Many parts of ASP.NET are a part of the Microsoft .NET Framework, these include ASP.NET Web Forms, Controls, Modules, Handlers and more. For more information see .NET Platform Support.
Support for .NET 4.5.2 follows the lifecycle policy of the parent operating system. It is supported as a Windows component on the latest required operating system update for Windows Vista SP2, Windows 7 SP1, Windows Server 2008 SP2, Windows Server 2008 R2 SP1, Windows 8.1 Update, Windows Server 2012, and Windows Server 2012 R2.
Products Released: Windows Server 2012 R2 Standard
Lifecycle Start Date: 11/25/2013
Mainstream Support End Date: 10/9/2018
Extended Support End Date: 10/10/2023
Service Pack Support End Date: [empty]
Notes: Mainstream and Extended support for this product has been extended to provide customers with the standard lifecycle transition timeline. For up to 6 years of additional support beyond Extended Support, please see the Premium Assurance website.

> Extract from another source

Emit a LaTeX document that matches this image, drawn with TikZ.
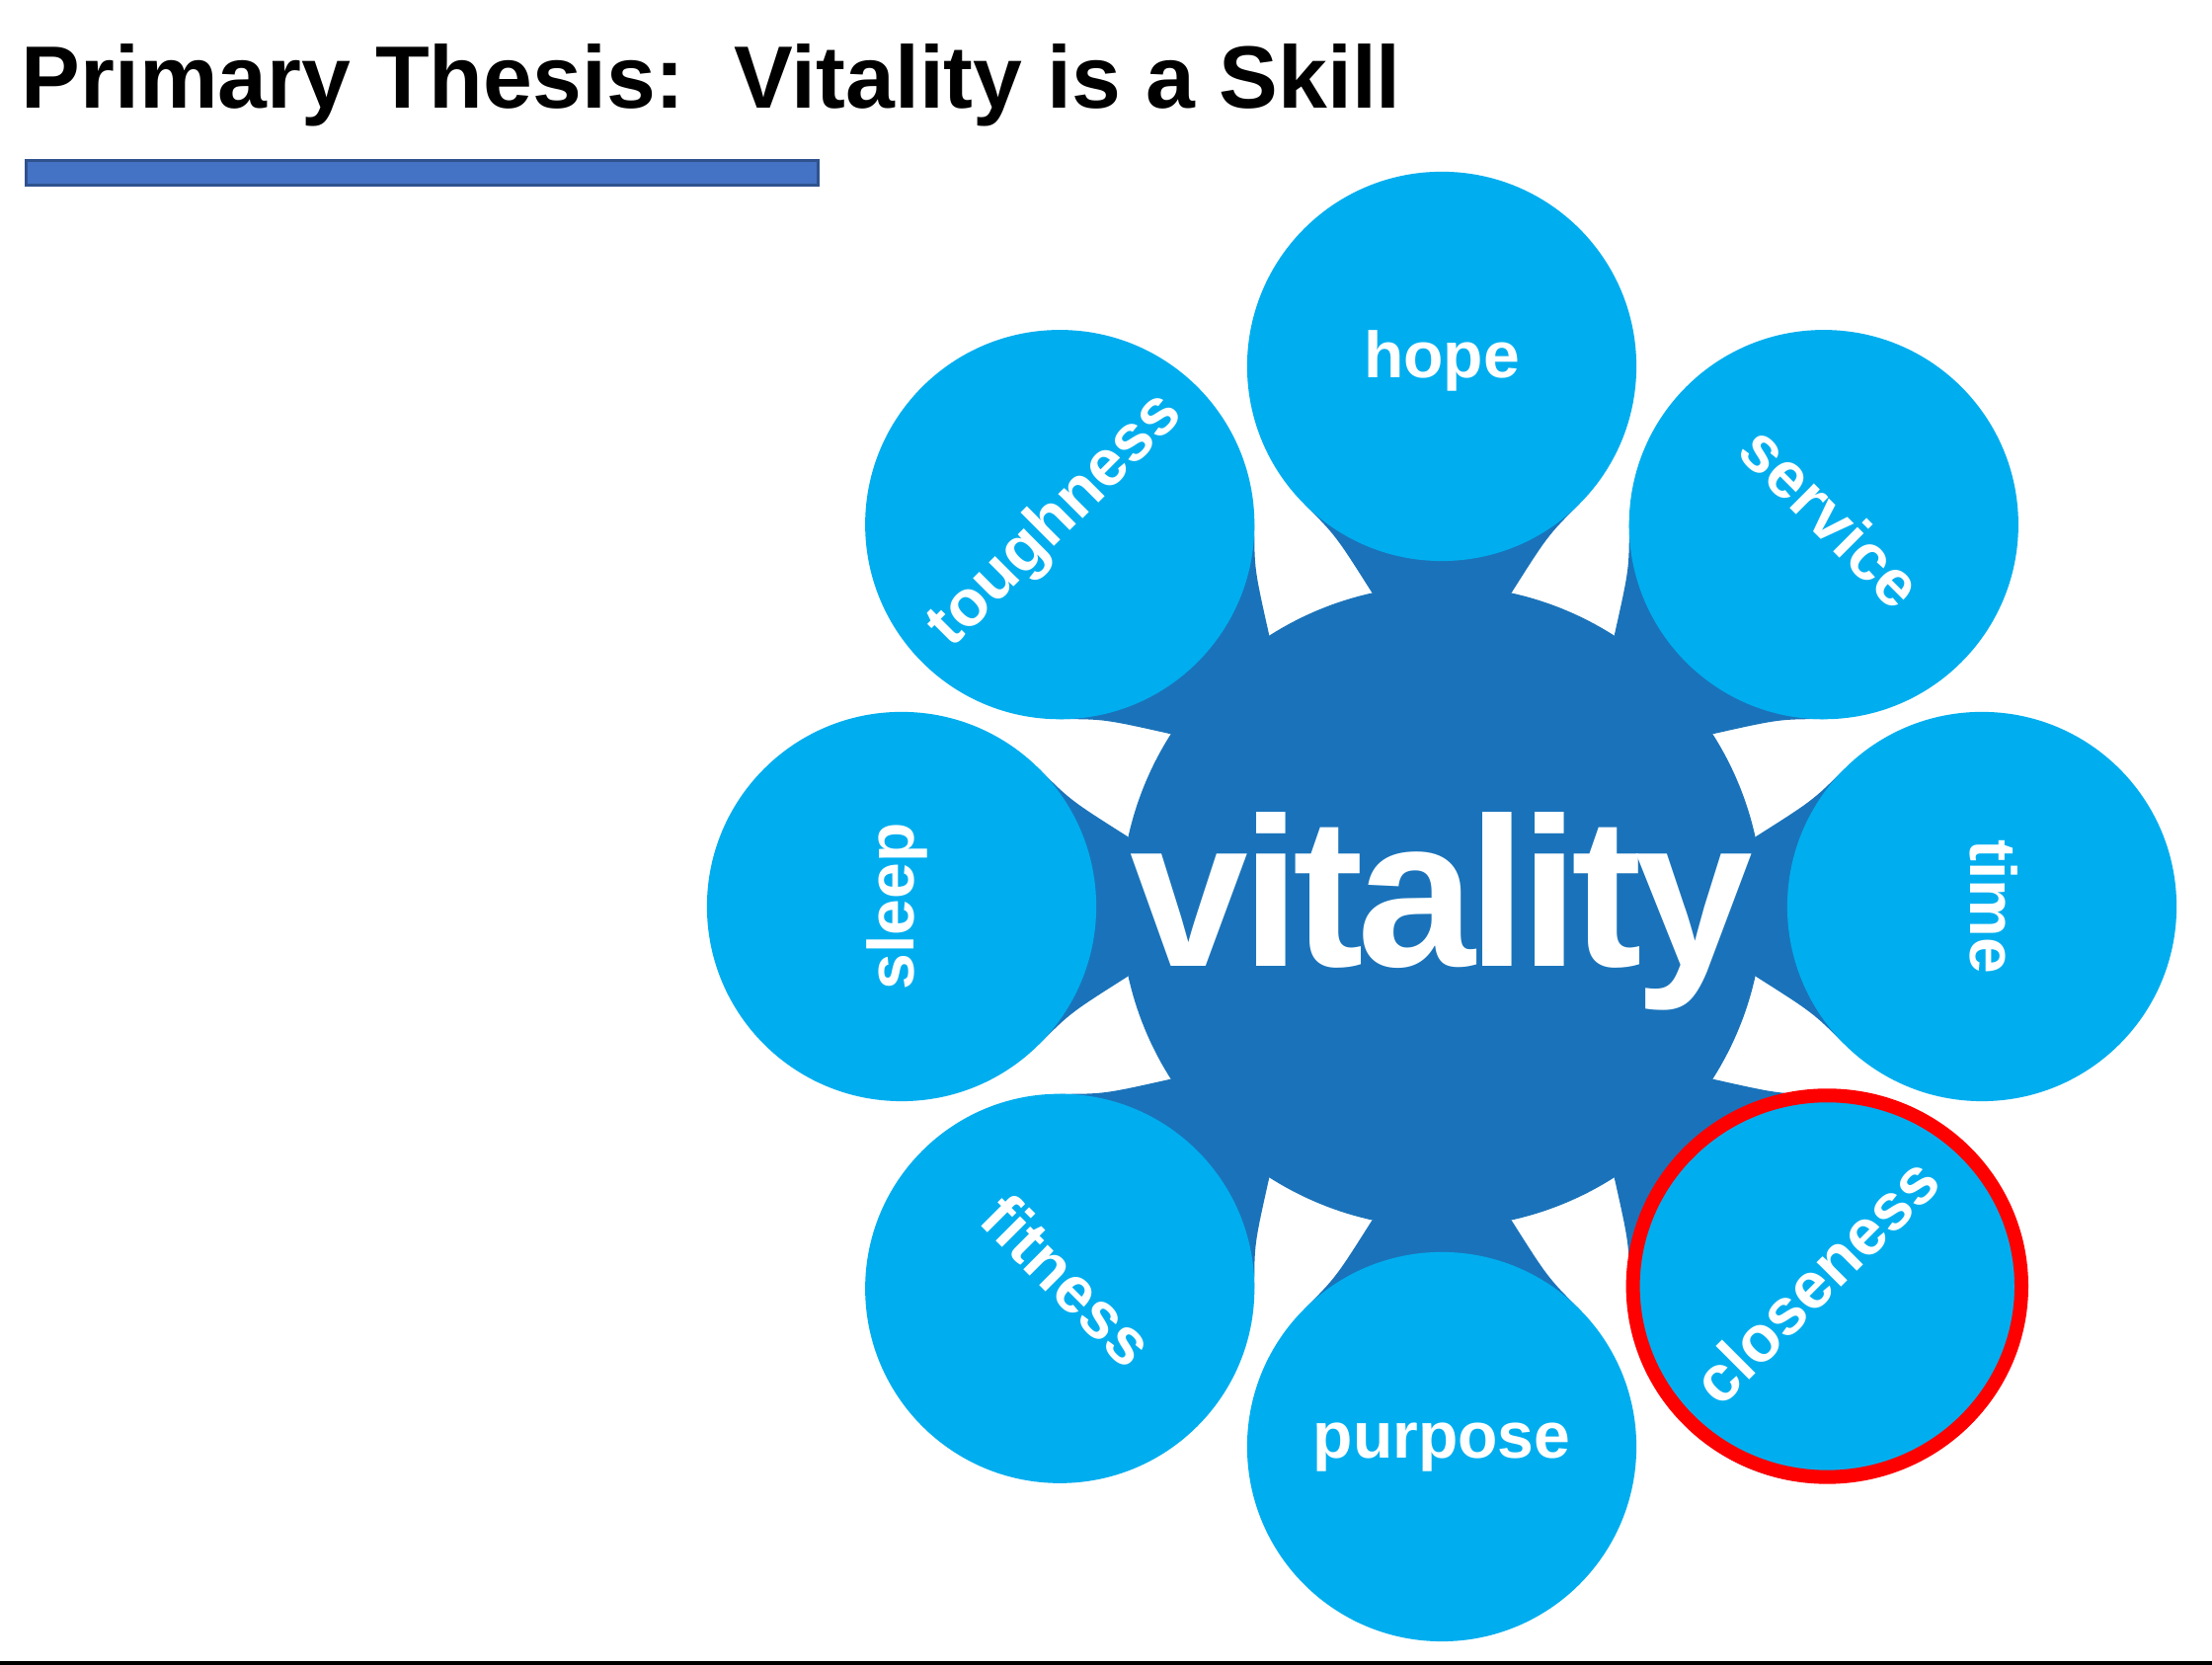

.NET 4.7 shipped earlier this year and includes Web Forms support. Looking at the support lifecycle page, I can see how the order of answers calling out .NET 4.5.2 at the top might be confusing. The last answer on that page (
What is the Lifecycle Policy for the different versions of the .NET Framework?) is the one I think you want - it indicates that .NET Framework 4.7 ships with Windows Server 2016 and Windows 10 CU (1703), which pushes you out to 2022 (minimum, every release keeps resetting the clock) for Mainstream Support.